But if you try writing that down it will complain about a missing lifetime parameter:

That happens because there is no such thing as the &T type. Try writing type Ref<T> = &T; and you will see that Rust will complain that the right hand side is not a type: it is missing a lifetime parameter.

The type of (shared) borrows over a value of type T for the lifetime 'borrow is &'borrow T. That is an actual type.

  • (if T itself was a borrow (e.g., T = &'inner String), then for &'borrow &'inner String to be valid, the lifetime 'inner must include / be at least as big as 'borrow. This constraint is written 'inner : 'borrow, and more generally, for a generic T, it is written T : 'borrow.)
type Ref<'borrow, T> = &'borrow T;
  • so the &'_ _ type constructor has an arity of 2: a lifetime parameter, and a type parameter.

There are, however, many places where the lifetime may be elided, such as when annotating the types in a let binding, in the arguments of a function, or in a function’s return type.
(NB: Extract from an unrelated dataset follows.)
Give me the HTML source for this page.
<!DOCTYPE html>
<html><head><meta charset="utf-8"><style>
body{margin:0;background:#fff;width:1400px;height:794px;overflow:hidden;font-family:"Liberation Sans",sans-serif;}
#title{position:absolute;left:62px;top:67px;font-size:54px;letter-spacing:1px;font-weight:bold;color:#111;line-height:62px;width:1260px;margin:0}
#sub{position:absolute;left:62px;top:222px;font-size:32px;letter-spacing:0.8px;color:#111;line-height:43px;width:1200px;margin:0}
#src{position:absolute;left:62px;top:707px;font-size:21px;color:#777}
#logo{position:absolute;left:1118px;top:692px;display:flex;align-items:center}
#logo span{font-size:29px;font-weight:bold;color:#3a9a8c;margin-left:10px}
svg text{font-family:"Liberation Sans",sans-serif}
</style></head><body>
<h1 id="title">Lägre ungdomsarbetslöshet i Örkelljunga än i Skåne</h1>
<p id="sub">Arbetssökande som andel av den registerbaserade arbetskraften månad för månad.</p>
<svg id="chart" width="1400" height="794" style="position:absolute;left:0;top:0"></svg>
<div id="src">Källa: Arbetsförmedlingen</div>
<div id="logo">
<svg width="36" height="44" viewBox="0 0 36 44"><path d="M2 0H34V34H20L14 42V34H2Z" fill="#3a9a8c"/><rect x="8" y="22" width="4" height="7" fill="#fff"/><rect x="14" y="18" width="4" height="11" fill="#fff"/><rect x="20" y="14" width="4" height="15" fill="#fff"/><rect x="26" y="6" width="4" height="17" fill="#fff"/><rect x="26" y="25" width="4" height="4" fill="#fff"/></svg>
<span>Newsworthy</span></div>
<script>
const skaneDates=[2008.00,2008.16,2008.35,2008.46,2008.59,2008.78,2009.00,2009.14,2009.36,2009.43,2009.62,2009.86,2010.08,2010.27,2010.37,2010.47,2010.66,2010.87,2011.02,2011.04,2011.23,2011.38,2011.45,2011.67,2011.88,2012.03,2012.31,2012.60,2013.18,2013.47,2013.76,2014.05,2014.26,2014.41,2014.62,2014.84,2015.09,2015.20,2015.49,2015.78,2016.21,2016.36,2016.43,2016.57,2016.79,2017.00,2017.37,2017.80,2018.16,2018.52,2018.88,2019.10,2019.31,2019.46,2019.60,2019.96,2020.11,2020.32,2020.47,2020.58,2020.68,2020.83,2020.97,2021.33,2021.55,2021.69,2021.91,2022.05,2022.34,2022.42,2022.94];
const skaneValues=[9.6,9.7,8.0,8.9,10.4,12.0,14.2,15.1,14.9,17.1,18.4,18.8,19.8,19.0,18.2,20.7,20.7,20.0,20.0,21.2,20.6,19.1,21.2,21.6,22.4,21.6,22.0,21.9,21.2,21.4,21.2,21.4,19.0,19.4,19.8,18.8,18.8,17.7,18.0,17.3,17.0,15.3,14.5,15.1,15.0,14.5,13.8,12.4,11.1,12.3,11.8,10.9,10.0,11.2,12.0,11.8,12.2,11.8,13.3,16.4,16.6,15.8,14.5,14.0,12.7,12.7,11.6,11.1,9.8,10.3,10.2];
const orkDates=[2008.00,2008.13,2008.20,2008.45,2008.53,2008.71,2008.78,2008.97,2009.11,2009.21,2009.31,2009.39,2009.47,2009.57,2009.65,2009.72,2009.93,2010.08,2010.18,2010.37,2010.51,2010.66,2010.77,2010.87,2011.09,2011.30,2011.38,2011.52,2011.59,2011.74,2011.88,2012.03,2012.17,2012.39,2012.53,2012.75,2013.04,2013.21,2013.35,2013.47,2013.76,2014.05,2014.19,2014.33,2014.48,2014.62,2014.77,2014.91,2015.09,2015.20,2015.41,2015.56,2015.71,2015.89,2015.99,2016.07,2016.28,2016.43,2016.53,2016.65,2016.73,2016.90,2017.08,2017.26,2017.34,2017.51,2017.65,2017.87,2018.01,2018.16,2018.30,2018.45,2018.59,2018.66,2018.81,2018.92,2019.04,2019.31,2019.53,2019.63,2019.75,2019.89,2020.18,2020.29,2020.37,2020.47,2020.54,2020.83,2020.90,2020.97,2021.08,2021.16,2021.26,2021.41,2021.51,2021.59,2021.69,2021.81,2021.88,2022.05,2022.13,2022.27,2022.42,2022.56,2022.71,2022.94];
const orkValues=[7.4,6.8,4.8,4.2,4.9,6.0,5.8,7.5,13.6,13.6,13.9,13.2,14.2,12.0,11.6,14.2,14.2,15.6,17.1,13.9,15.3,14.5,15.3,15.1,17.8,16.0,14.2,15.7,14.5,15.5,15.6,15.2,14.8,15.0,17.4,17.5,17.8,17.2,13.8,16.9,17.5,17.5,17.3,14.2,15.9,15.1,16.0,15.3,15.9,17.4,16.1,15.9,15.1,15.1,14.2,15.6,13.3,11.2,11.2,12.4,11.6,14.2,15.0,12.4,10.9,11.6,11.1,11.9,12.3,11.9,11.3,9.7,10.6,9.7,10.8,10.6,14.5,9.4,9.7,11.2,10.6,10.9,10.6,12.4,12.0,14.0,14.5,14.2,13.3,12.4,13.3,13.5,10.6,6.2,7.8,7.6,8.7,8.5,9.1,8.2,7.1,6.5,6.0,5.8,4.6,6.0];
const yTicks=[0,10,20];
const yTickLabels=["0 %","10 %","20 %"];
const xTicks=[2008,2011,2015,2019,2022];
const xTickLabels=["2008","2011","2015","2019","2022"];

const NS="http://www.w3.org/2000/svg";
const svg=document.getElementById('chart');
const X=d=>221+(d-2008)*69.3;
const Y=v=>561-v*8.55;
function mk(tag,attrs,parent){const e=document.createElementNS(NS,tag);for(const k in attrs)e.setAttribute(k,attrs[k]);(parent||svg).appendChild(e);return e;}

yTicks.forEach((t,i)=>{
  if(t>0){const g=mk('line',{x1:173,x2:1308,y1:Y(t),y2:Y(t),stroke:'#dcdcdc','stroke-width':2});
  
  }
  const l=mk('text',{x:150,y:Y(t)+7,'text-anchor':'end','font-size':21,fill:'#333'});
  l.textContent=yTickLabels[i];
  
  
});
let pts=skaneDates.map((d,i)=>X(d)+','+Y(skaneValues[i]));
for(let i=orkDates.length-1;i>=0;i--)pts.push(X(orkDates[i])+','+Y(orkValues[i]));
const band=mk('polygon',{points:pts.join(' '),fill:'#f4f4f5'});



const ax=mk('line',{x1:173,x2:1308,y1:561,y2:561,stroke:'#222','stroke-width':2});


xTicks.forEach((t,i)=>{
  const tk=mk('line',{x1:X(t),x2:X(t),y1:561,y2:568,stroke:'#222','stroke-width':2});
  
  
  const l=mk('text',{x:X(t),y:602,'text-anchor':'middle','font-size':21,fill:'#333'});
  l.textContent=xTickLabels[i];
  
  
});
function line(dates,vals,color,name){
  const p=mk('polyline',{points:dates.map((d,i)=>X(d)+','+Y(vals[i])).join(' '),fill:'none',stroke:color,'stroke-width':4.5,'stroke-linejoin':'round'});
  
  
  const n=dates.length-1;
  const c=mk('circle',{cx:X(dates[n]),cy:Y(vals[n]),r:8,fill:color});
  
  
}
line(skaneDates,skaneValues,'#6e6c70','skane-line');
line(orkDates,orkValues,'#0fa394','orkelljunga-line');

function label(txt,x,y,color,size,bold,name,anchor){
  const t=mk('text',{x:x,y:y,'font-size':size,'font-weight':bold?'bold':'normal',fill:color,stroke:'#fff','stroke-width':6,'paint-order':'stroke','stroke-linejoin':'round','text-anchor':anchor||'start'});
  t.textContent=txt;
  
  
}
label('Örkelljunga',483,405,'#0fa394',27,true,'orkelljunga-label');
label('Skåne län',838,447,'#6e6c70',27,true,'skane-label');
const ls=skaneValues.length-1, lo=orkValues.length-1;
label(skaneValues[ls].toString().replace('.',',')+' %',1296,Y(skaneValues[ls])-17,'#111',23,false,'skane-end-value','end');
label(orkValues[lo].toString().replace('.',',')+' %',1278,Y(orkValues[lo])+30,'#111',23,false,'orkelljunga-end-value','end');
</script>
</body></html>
This is possible because there are very explicit “lifetime elision” rules that allow Rust to cut us some slack.

What may be surprising is that there are cases where there are real ambiguities, and then Rust will force you to make the lifetime parameters explicit.

This is the case in trait bounds: when writing down &T : Mul..., there are many different interpretations to the bound, depending on the value of the elided lifetime parameter.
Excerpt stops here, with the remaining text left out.